WHAT IS ASKED | In the entries below, find the line containing "Emit a web page" and the line containing "var colors = ['#4472C4', '#00B0F0', '#00B050', '#FF0000']". Copy those two lines and everything between them exactly, without the pictures.

EXTRACTED DATA |
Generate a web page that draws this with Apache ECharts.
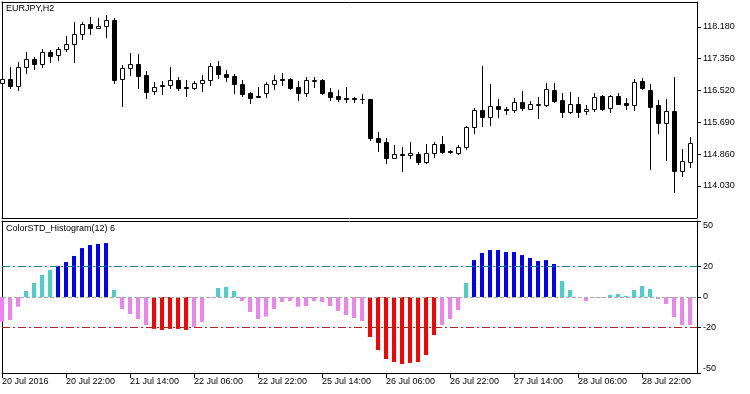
--
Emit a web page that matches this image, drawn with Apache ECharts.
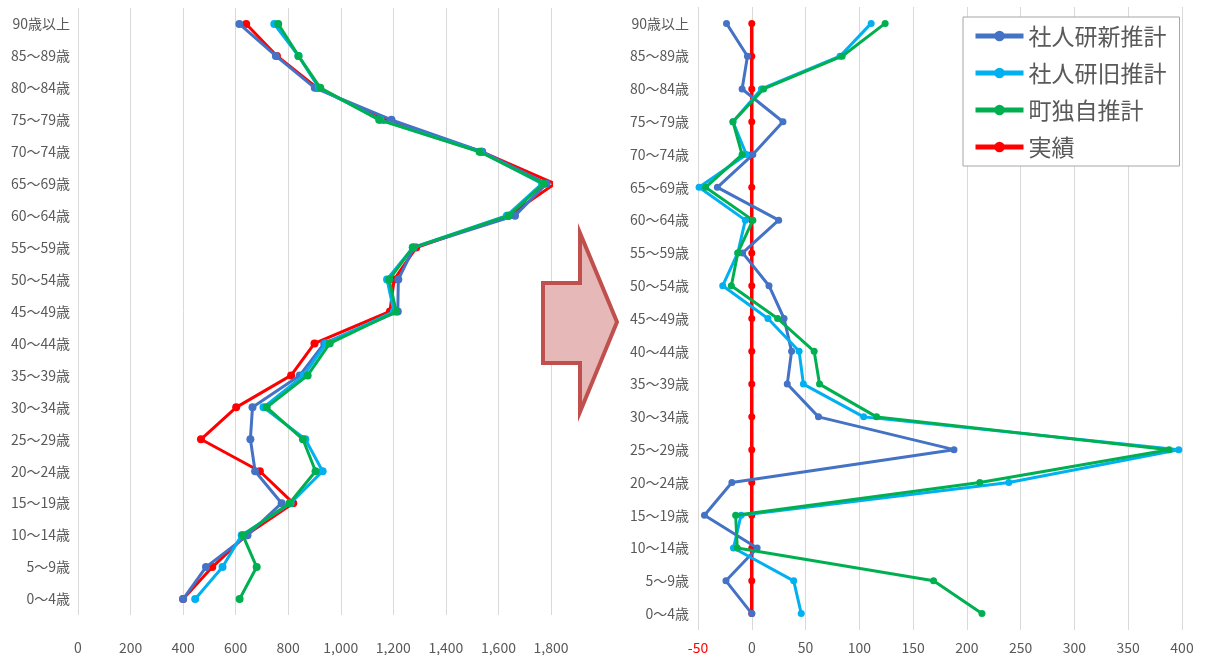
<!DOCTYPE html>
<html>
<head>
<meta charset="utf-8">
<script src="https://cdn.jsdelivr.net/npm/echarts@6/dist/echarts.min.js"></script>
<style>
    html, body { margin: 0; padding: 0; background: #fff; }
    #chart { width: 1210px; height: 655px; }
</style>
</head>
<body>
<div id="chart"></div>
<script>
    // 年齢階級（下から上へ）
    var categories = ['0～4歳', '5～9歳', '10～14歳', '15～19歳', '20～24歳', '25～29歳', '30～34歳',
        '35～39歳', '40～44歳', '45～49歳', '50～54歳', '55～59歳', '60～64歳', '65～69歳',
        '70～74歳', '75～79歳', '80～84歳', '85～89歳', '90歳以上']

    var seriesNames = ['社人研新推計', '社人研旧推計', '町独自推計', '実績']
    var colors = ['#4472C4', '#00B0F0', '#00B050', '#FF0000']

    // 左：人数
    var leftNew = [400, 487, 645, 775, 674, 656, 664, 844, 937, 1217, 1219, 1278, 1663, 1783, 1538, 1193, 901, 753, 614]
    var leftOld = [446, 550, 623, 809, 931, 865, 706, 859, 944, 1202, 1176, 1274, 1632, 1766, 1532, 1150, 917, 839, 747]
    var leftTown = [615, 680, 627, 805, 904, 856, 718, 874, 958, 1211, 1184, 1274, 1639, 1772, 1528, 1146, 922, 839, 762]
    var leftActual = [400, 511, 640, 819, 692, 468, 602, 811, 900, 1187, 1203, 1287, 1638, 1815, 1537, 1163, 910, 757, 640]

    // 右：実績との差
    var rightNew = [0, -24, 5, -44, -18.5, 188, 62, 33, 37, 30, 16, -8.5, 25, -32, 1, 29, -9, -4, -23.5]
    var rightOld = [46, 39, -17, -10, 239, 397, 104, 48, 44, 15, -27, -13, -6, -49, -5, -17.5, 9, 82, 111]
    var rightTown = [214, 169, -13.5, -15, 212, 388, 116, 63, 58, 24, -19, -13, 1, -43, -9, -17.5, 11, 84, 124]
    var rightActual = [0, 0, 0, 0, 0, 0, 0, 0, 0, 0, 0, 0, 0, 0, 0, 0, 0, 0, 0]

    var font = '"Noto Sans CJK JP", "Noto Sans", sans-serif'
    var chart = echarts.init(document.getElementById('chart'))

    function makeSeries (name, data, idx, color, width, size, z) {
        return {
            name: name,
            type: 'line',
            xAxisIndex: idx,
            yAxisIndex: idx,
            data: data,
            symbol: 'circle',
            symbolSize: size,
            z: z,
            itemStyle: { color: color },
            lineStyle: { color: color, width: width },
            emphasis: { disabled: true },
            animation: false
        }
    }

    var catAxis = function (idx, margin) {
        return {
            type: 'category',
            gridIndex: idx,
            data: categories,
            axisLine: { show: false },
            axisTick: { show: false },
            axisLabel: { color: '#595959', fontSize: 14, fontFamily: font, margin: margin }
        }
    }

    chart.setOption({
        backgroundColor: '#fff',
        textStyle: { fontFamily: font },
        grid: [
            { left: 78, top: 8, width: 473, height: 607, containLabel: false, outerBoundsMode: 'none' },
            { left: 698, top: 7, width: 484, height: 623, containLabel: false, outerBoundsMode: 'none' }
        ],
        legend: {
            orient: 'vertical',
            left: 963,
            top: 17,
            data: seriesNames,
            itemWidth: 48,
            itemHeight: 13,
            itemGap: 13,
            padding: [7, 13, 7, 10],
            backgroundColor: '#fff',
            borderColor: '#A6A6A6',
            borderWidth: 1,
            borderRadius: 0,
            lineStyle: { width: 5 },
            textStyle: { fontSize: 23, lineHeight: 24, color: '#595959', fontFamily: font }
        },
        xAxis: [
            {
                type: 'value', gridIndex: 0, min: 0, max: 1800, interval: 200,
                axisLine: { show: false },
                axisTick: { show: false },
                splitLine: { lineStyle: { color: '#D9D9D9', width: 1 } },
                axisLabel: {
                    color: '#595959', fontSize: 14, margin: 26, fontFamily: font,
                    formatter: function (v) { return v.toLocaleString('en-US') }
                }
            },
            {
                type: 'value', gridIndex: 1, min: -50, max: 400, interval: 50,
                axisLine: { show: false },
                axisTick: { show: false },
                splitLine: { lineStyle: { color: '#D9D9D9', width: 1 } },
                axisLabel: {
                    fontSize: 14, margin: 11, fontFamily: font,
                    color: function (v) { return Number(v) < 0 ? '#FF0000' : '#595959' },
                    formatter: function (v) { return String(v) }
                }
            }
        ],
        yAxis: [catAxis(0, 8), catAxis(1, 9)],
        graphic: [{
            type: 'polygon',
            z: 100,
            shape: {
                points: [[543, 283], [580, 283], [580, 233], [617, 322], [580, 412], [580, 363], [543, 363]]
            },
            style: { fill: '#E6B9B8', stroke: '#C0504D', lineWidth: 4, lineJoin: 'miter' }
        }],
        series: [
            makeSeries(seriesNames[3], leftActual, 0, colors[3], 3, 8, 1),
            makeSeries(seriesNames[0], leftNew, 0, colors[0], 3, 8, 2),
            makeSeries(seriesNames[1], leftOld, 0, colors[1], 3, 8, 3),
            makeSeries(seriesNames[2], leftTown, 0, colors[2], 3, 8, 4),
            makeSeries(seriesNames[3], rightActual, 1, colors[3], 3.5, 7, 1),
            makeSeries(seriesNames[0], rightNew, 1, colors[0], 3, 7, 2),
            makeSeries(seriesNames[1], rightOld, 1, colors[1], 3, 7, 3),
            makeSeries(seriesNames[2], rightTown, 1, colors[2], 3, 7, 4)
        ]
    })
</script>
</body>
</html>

RESPONSE TO THE TASK |
Emit a web page that matches this image, drawn with Apache ECharts.
<!DOCTYPE html>
<html>
<head>
<meta charset="utf-8">
<script src="https://cdn.jsdelivr.net/npm/echarts@6/dist/echarts.min.js"></script>
<style>
    html, body { margin: 0; padding: 0; background: #fff; }
    #chart { width: 1210px; height: 655px; }
</style>
</head>
<body>
<div id="chart"></div>
<script>
    // 年齢階級（下から上へ）
    var categories = ['0～4歳', '5～9歳', '10～14歳', '15～19歳', '20～24歳', '25～29歳', '30～34歳',
        '35～39歳', '40～44歳', '45～49歳', '50～54歳', '55～59歳', '60～64歳', '65～69歳',
        '70～74歳', '75～79歳', '80～84歳', '85～89歳', '90歳以上']

    var seriesNames = ['社人研新推計', '社人研旧推計', '町独自推計', '実績']
    var colors = ['#4472C4', '#00B0F0', '#00B050', '#FF0000']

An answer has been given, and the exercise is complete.